Provided data:

--- Start ---

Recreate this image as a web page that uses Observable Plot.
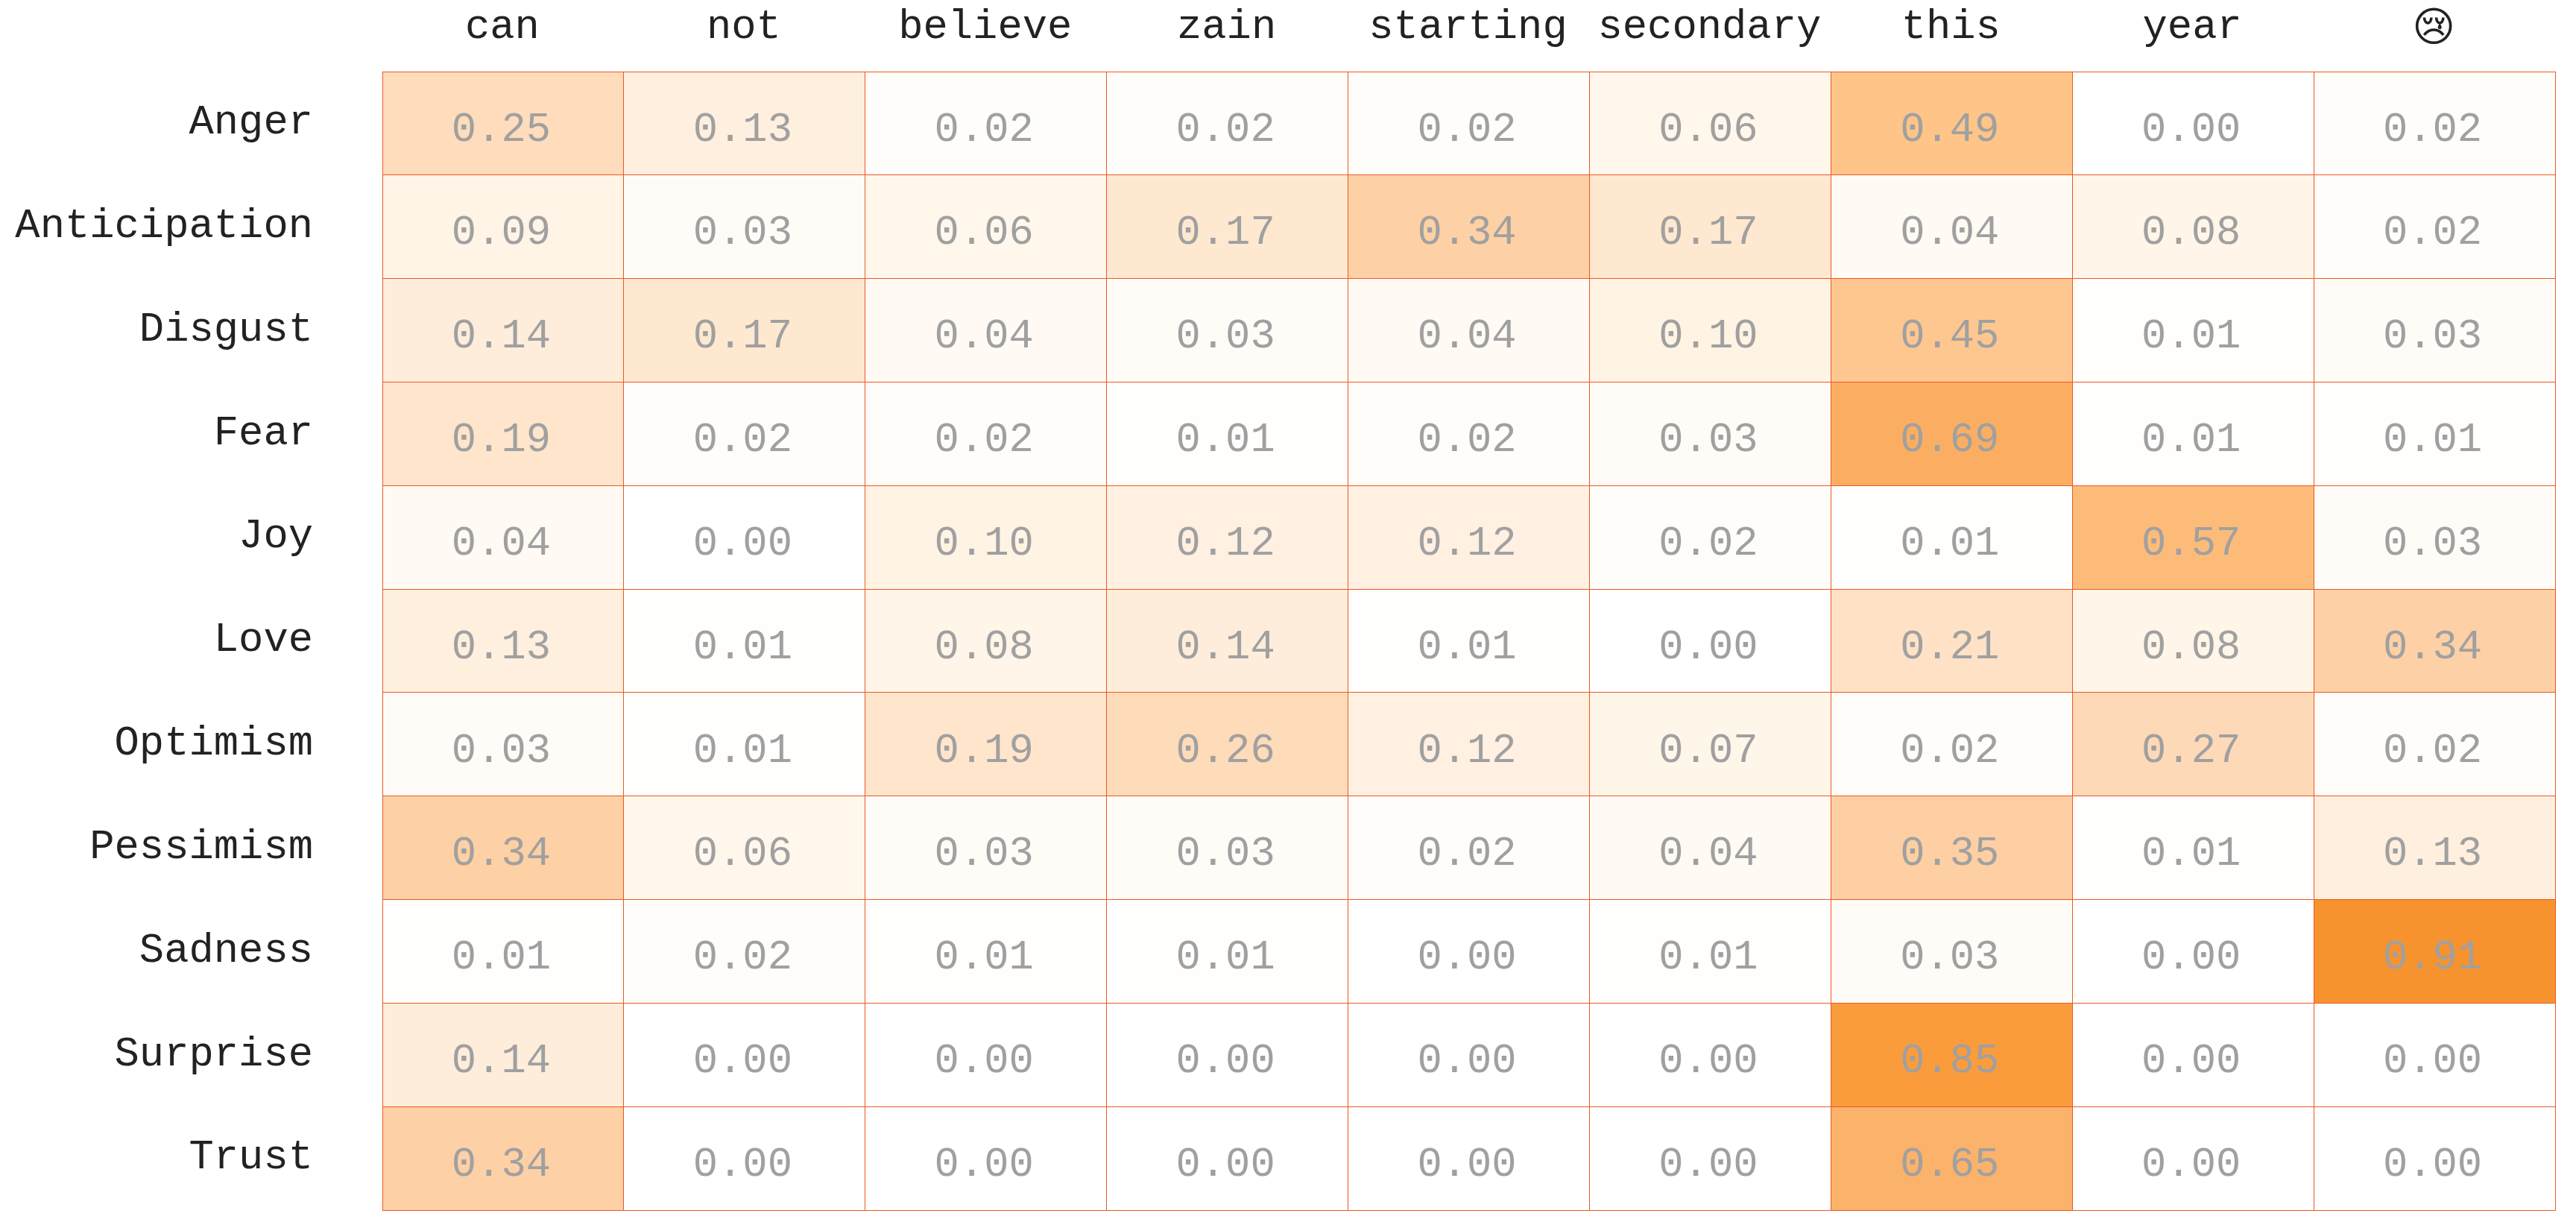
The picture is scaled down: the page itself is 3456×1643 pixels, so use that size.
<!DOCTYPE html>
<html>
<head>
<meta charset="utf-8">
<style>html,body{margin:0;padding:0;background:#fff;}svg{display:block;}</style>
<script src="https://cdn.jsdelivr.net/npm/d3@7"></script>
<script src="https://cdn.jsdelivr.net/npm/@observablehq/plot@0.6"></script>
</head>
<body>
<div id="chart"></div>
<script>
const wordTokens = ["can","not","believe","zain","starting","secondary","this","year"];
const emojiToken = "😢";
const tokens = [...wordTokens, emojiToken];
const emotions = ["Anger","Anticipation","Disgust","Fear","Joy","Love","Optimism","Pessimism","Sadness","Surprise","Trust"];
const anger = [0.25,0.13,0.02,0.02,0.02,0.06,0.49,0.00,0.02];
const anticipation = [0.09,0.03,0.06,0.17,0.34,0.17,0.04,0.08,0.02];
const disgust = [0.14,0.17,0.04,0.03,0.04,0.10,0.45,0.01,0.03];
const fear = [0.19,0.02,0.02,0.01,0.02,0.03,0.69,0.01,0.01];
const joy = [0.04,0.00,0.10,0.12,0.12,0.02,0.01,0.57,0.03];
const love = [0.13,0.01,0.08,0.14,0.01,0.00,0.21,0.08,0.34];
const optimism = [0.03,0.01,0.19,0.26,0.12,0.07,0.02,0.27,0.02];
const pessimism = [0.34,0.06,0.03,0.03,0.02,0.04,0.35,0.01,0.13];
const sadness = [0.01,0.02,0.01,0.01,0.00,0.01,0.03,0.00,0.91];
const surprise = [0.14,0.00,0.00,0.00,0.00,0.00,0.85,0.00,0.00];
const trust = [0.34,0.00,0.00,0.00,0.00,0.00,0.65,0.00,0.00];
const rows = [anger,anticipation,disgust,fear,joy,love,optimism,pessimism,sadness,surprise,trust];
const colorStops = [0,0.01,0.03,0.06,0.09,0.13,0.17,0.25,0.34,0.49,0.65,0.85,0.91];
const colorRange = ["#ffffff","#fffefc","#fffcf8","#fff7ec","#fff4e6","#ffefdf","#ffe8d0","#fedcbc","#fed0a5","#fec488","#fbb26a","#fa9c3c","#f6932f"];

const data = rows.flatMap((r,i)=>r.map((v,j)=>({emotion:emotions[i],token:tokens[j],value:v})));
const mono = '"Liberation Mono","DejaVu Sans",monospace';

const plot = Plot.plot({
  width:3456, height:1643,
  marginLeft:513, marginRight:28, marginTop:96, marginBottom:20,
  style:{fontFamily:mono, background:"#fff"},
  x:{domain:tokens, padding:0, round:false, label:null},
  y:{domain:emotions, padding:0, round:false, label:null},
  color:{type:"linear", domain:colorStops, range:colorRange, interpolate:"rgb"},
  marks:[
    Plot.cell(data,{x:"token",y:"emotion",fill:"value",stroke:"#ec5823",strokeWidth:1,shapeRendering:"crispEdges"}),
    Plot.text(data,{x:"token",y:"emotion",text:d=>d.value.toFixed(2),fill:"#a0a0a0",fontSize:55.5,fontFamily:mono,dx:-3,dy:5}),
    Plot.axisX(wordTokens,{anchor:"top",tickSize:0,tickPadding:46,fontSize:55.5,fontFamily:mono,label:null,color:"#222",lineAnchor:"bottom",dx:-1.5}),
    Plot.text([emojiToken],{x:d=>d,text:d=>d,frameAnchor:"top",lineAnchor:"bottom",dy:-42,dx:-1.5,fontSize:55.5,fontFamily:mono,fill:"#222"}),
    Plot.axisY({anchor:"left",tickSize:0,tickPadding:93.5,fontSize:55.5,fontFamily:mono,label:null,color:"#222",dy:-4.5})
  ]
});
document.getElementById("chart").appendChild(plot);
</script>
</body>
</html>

--- End ---

The task: Copy out each line word for word, please, skipping the images.

Response to this task:
Recreate this image as a web page that uses Observable Plot.
The picture is scaled down: the page itself is 3456×1643 pixels, so use that size.
<!DOCTYPE html>
<html>
<head>
<meta charset="utf-8">
<style>html,body{margin:0;padding:0;background:#fff;}svg{display:block;}</style>
<script src="https://cdn.jsdelivr.net/npm/d3@7"></script>
<script src="https://cdn.jsdelivr.net/npm/@observablehq/plot@0.6"></script>
</head>
<body>
<div id="chart"></div>
<script>
const wordTokens = ["can","not","believe","zain","starting","secondary","this","year"];
const emojiToken = "😢";
const tokens = [...wordTokens, emojiToken];
const emotions = ["Anger","Anticipation","Disgust","Fear","Joy","Love","Optimism","Pessimism","Sadness","Surprise","Trust"];
const anger = [0.25,0.13,0.02,0.02,0.02,0.06,0.49,0.00,0.02];
const anticipation = [0.09,0.03,0.06,0.17,0.34,0.17,0.04,0.08,0.02];
const disgust = [0.14,0.17,0.04,0.03,0.04,0.10,0.45,0.01,0.03];
const fear = [0.19,0.02,0.02,0.01,0.02,0.03,0.69,0.01,0.01];
const joy = [0.04,0.00,0.10,0.12,0.12,0.02,0.01,0.57,0.03];
const love = [0.13,0.01,0.08,0.14,0.01,0.00,0.21,0.08,0.34];
const optimism = [0.03,0.01,0.19,0.26,0.12,0.07,0.02,0.27,0.02];
const pessimism = [0.34,0.06,0.03,0.03,0.02,0.04,0.35,0.01,0.13];
const sadness = [0.01,0.02,0.01,0.01,0.00,0.01,0.03,0.00,0.91];
const surprise = [0.14,0.00,0.00,0.00,0.00,0.00,0.85,0.00,0.00];
const trust = [0.34,0.00,0.00,0.00,0.00,0.00,0.65,0.00,0.00];
const rows = [anger,anticipation,disgust,fear,joy,love,optimism,pessimism,sadness,surprise,trust];
const colorStops = [0,0.01,0.03,0.06,0.09,0.13,0.17,0.25,0.34,0.49,0.65,0.85,0.91];
const colorRange = ["#ffffff","#fffefc","#fffcf8","#fff7ec","#fff4e6","#ffefdf","#ffe8d0","#fedcbc","#fed0a5","#fec488","#fbb26a","#fa9c3c","#f6932f"];

const data = rows.flatMap((r,i)=>r.map((v,j)=>({emotion:emotions[i],token:tokens[j],value:v})));
const mono = '"Liberation Mono","DejaVu Sans",monospace';

const plot = Plot.plot({
  width:3456, height:1643,
  marginLeft:513, marginRight:28, marginTop:96, marginBottom:20,
  style:{fontFamily:mono, background:"#fff"},
  x:{domain:tokens, padding:0, round:false, label:null},
  y:{domain:emotions, padding:0, round:false, label:null},
  color:{type:"linear", domain:colorStops, range:colorRange, interpolate:"rgb"},
  marks:[
    Plot.cell(data,{x:"token",y:"emotion",fill:"value",stroke:"#ec5823",strokeWidth:1,shapeRendering:"crispEdges"}),
    Plot.text(data,{x:"token",y:"emotion",text:d=>d.value.toFixed(2),fill:"#a0a0a0",fontSize:55.5,fontFamily:mono,dx:-3,dy:5}),
    Plot.axisX(wordTokens,{anchor:"top",tickSize:0,tickPadding:46,fontSize:55.5,fontFamily:mono,label:null,color:"#222",lineAnchor:"bottom",dx:-1.5}),
    Plot.text([emojiToken],{x:d=>d,text:d=>d,frameAnchor:"top",lineAnchor:"bottom",dy:-42,dx:-1.5,fontSize:55.5,fontFamily:mono,fill:"#222"}),
    Plot.axisY({anchor:"left",tickSize:0,tickPadding:93.5,fontSize:55.5,fontFamily:mono,label:null,color:"#222",dy:-4.5})
  ]
});
document.getElementById("chart").appendChild(plot);
</script>
</body>
</html>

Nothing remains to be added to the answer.